I do think moves can be great and feel like people have lived there forever if you have an open mind and find the treasures of the area and learn to apply them. There really isn't any perfect place all have pros and cons; it comes down your interests I would say.
street, you tempt me to come visit your great state. But, if I do, it won't be until summer! Thanks for your wonderful narrative. (See you about July!)
 
street, you tempt me to come visit your great state. But, if I do, it won't be until summer! Thanks for your wonderful narrative. (See you about July!)
You are always welcome, Sir Koolau>
 
street, you tempt me to come visit your great state. But, if I do, it won't be until summer! Thanks for your wonderful narrative. (See you about July!)

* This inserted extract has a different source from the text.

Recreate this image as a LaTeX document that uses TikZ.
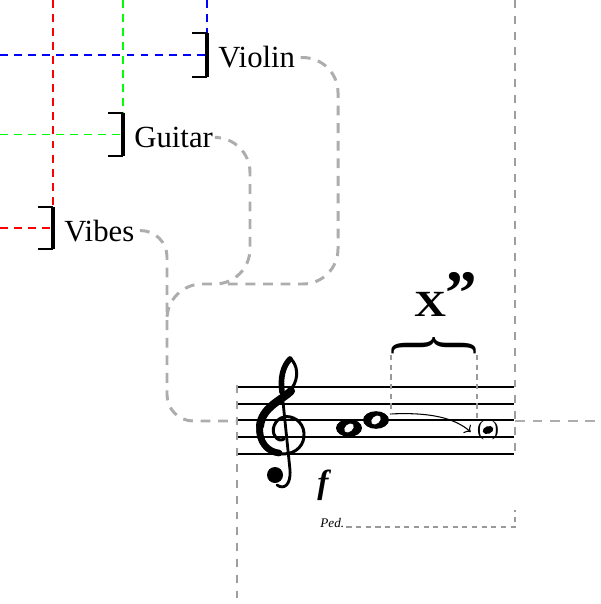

Better check the Montana calendar to see what week in July summer is scheduled for! 😄
 
Better check the Montana calendar to see what week in July summer is scheduled for! 😄
That's what I thought about Maine when I visited during their brief summer (about July 1 to August 1). ;)
 
We drove all the way across Montana one September. We were following the Missouri River/Lewis and Clark Trail in our RV. We started at St. Louis MO at the end of July and crossed many states. Spent most of September crossing MT (it’s a big state!) stopping in several towns, all the way to Lolo Pass near Missoula. It was a great trip.
 
When I worked for ARCO in the mid 1980's, I did a few power upgrade projects at ARCO's aluminum smelter in Columbia Falls (previous Anaconda facility). I used to stay in Kalispell on those visits. I also did some oil and gas work in Montana in places you never heard of.
 
I lived in one place through age 21, and that was home for a long time. Then during most of my career, I never lived longer than 5 years anywhere, until landing here (in MI) in 1998. The new places felt like home after a couple years. It has here now for ages.

BYW, I love Alan Parsons Project. Saw him live a couple years ago.